The secretary’s office simply said “no comment,” while the White House did not respond to the query in time for publication.
While an official explanation for the removal of the portrait that had hung in the Pentagon for less than two weeks was not offered by defense officials, Sen. Tim Kaine, D-Va., told a group of reporters Tuesday that Trump ordered that the painting be removed.
“I guess he’s OK with rewriting history,” Kaine said in a video posted by reporter Joe Khalil to social media.
Milley served as the chairman of the Joint Chiefs — a position that is largely responsible for being the president’s top military adviser — between 2019 and 2023 and advised Trump for the last two years of his first term in office. Before that, Milley had been the highest-ranking officer in the U.S. Army.
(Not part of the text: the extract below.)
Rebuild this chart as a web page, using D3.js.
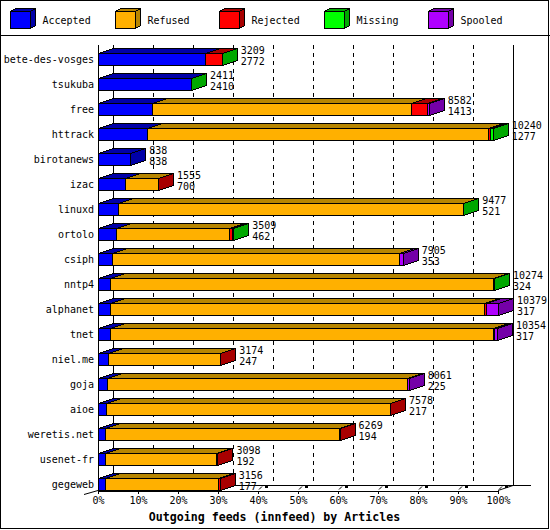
<!DOCTYPE html>
<html><head><meta charset="utf-8">
<script src="https://cdn.jsdelivr.net/npm/d3@7"></script>
<style>
body{margin:0;background:#fff}
svg{display:block}
text{font-family:"DejaVu Sans Mono",monospace;font-size:10px;fill:#000}
</style>
</head><body>
<script>
// ---------- data ----------
const categories=["bete-des-vosges","tsukuba","free","httrack","birotanews","izac","linuxd","ortolo","csiph","nntp4","alphanet","tnet","niel.me","goja","aioe","weretis.net","usenet-fr","gegeweb"];
const seriesNames=["Accepted","Refused","Rejected","Missing","Spooled"];
const accepted=[2772,2410,1413,1277,838,700,521,462,353,324,317,317,247,225,217,194,192,177];
const refused =[0,0,6720,8838,0,854,8955,2945,7465,9917,9707,9940,2919,7785,7360,6068,2862,2945];
const rejected=[436,0,409,65,0,1,0,78,0,0,50,26,8,0,1,7,44,34];
const missing =[1,1,0,60,0,0,1,24,0,33,0,0,0,0,0,0,0,0];
const spooled =[0,0,40,0,0,0,0,0,87,0,305,71,0,51,0,0,0,0];
const tickPercents=[0,10,20,30,40,50,60,70,80,90,100];
const xTitle="Outgoing feeds (innfeed) by Articles";
const frontColors=["#0000ff","#ffb000","#ff0000","#00ff00","#b000ff"];
const darkColors=["#0000a8","#b88600","#a80000","#00a800","#7400a8"];

// ---------- setup ----------
const W=550,H=530,DX=15,DY=5;
const series=[accepted,refused,rejected,missing,spooled];
const totals=categories.map((c,i)=>d3.sum(series,s=>s[i]));
const svg=d3.select("body").append("svg").attr("width",W).attr("height",H).attr("shape-rendering","crispEdges");
const x=d3.scaleLinear().domain([0,d3.max(totals)]).range([98,498]);
const pct=d3.scaleLinear().domain([0,100]).range([98,498]);
const y=d3.scaleBand().domain(categories).range([47,497]).paddingInner(0.5).paddingOuter(0.25);
const r=v=>Math.round(v)+0.5;

// border + separator
svg.append("rect").attr("x",0.5).attr("y",0.5).attr("width",548).attr("height",528).attr("fill","#fff").attr("stroke","#000");
svg.append("line").attr("x1",0).attr("x2",W).attr("y1",35.5).attr("y2",35.5).attr("stroke","#000");

// 3D box helper
function box(g,x0,x1,y0,y1,dx,dy,front,dark){
  g.append("path").attr("d",`M${x0},${y0}L${x0+dx},${y0-dy}L${x1+dx},${y0-dy}L${x1},${y0}Z`).attr("fill",dark).attr("stroke","#000");
  g.append("path").attr("d",`M${x1},${y0}L${x1+dx},${y0-dy}L${x1+dx},${y1-dy}L${x1},${y1}Z`).attr("fill",dark).attr("stroke","#000");
  g.append("rect").attr("x",x0).attr("y",y0).attr("width",Math.max(0,x1-x0)).attr("height",y1-y0).attr("fill",front).attr("stroke","#000");
}

// legend
const leg=svg.append("g");
seriesNames.forEach((n,i)=>{
  const lx=r(10+i*104.5);
  box(leg,lx,lx+20,11.5,28.5,5,3,frontColors[i],darkColors[i]);
  leg.append("text").attr("x",lx+32).attr("y",24).text(n);
});

// back walls, grid
const plotTop=45, backFloor=485.5, frontFloor=490.5;
const grid=svg.append("g").attr("stroke","#000");
tickPercents.filter(t=>t>0&&t<100).forEach(t=>{
  grid.append("line").attr("x1",r(pct(t)+DX)).attr("x2",r(pct(t)+DX)).attr("y1",plotTop).attr("y2",backFloor).attr("stroke-dasharray","4,4");
});
grid.append("line").attr("x1",r(pct(0)+DX)).attr("x2",r(pct(0)+DX)).attr("y1",plotTop).attr("y2",backFloor);
grid.append("line").attr("x1",r(pct(100)+DX)).attr("x2",r(pct(100)+DX)).attr("y1",plotTop).attr("y2",backFloor);
grid.append("line").attr("x1",pct(0)+DX).attr("x2",531).attr("y1",backFloor).attr("y2",backFloor);
grid.append("line").attr("x1",r(pct(0))).attr("x2",r(pct(0))).attr("y1",plotTop).attr("y2",frontFloor);
grid.append("line").attr("x1",84).attr("y1",494.5).attr("x2",pct(0)).attr("y2",frontFloor).attr("shape-rendering","auto");
grid.append("line").attr("x1",pct(100)).attr("y1",frontFloor).attr("x2",pct(100)+DX).attr("y2",backFloor).attr("shape-rendering","auto");
// small depth tick marks
tickPercents.forEach(t=>{
  const f=pct(t);
  grid.append("line").attr("x1",f+1).attr("y1",489.5).attr("x2",f+4).attr("y2",486.5).attr("shape-rendering","auto");
  grid.append("rect").attr("x",f+7).attr("y",485).attr("width",3).attr("height",2.5).attr("fill","#000").attr("stroke","none");
});

// bars
const bars=svg.append("g");
categories.forEach((c,i)=>{
  const y0=r(y(c)), y1=y0+12;
  let cum=0;
  const g=bars.append("g");
  series.forEach((s,k)=>{
    const v=s[i]; if(!v) return;
    const x0=r(x(cum)); cum+=v; const x1=r(x(cum));
    box(g,x0,x1,y0,y1,DX,DY,frontColors[k],darkColors[k]);
  });
  const lx=x(totals[i])+DX+4;
  bars.append("text").attr("x",lx).attr("y",y0+0.5).text(totals[i]);
  bars.append("text").attr("x",lx).attr("y",y1-1).text(accepted[i]);
  bars.append("text").attr("x",94).attr("y",y(c)+y.bandwidth()/2).attr("dy","0.35em").attr("text-anchor","end").text(c);
});

// x axis
const ax=svg.append("g").attr("transform",`translate(0,${frontFloor})`)
  .call(d3.axisBottom(pct).tickValues(tickPercents).tickSize(3).tickSizeOuter(0).tickPadding(3).tickFormat(d=>d+"%"));
ax.selectAll("path,line").attr("stroke","#000");
ax.attr("font-family",null).attr("font-size",null);
ax.selectAll("text").style("font-size","10px");

svg.append("text").attr("x",274.5).attr("y",521).attr("text-anchor","middle").style("font-weight","bold").style("font-size","11.6px").text(xTitle);
</script>
</body></html>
While Milley’s tenure was rocky and he was condemned by both Republicans and Democrats at various times, the biggest rift between the Army general and Trump came after the violence at the U.S. Capitol on Jan. 6, 2021.
In the days after the insurrection, Milley made two calls to a Chinese general, Li Zuocheng. “My task at that time was to deescalate,” Milley told senators that year, and explained that he was hoping to calm fears in the Chinese top brass that the U.S. might attack China amid the chaos and turmoil of a transition that was being rocked by violence.
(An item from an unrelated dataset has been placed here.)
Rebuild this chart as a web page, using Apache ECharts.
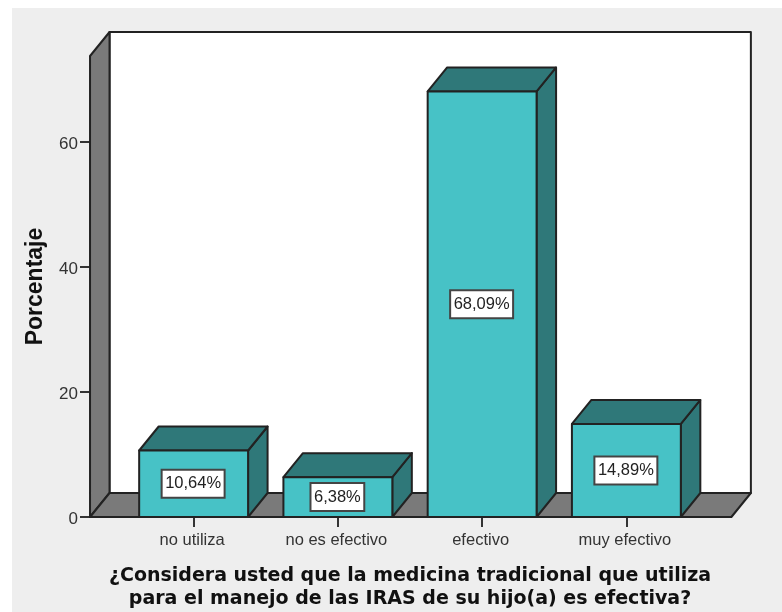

Milley was “certain” that the former president “did not intend on attacking the Chinese, and it is my directed responsibility to convey presidential orders and intent,” he said.
Amid his reelection campaign in 2023, Trump claimed Milley would have faced death “in times gone by” for the call and that his retirement was a “time for all citizens of the USA to celebrate!”
Katie Miller, the wife of Stephen Miller, one of the key architects of Trump’s immigration policies during his first term, claimed that Milley “was a traitor to President Trump who lied to see his name in print and be elevated as a hero to the liberal media” in a social media post the day the portrait was unveiled.
The massive military headquarters that sits on the bank of the Potomac River not only displays portraits of the military and civilian heads of the services but also the former secretaries of defense and war.
Milley’s portrait was part of that tradition, and it was made possible because of a donation to the Army by the “Association of the United States Army” — a nonprofit organization that acts as an outside advocacy organization for the service.
“For at least the last 30 years, we have paid for the portraits of the outgoing chiefs of staff of the Army and secretaries of the Army — and outgoing chairman when he is an Army general officer — through a gift proffer,” Tom McCuin, a spokesman for the group, told Military.com in an email Tuesday.
“We donate the money to the Army, which the Army then uses to pay the artist,” he added, before noting that the finished portraits are property of the Department of the Army or, in the case of the chairman, the Department of Defense.
Milley’s portrait from his time as the Army chief of staff was still hanging among his fellow Army chiefs at the time of publication.
In both his Army and chairman portraits, Milley is depicted in a service uniform and included somewhere in the works is a Constitution of the United States, a Princeton University seal, and a photo of his family.
In his chairman’s portrait, Milley also had the artist include a battle map of Ukraine lying on a table, among other details.
Pentagon officials wouldn’t say where the portrait was taken.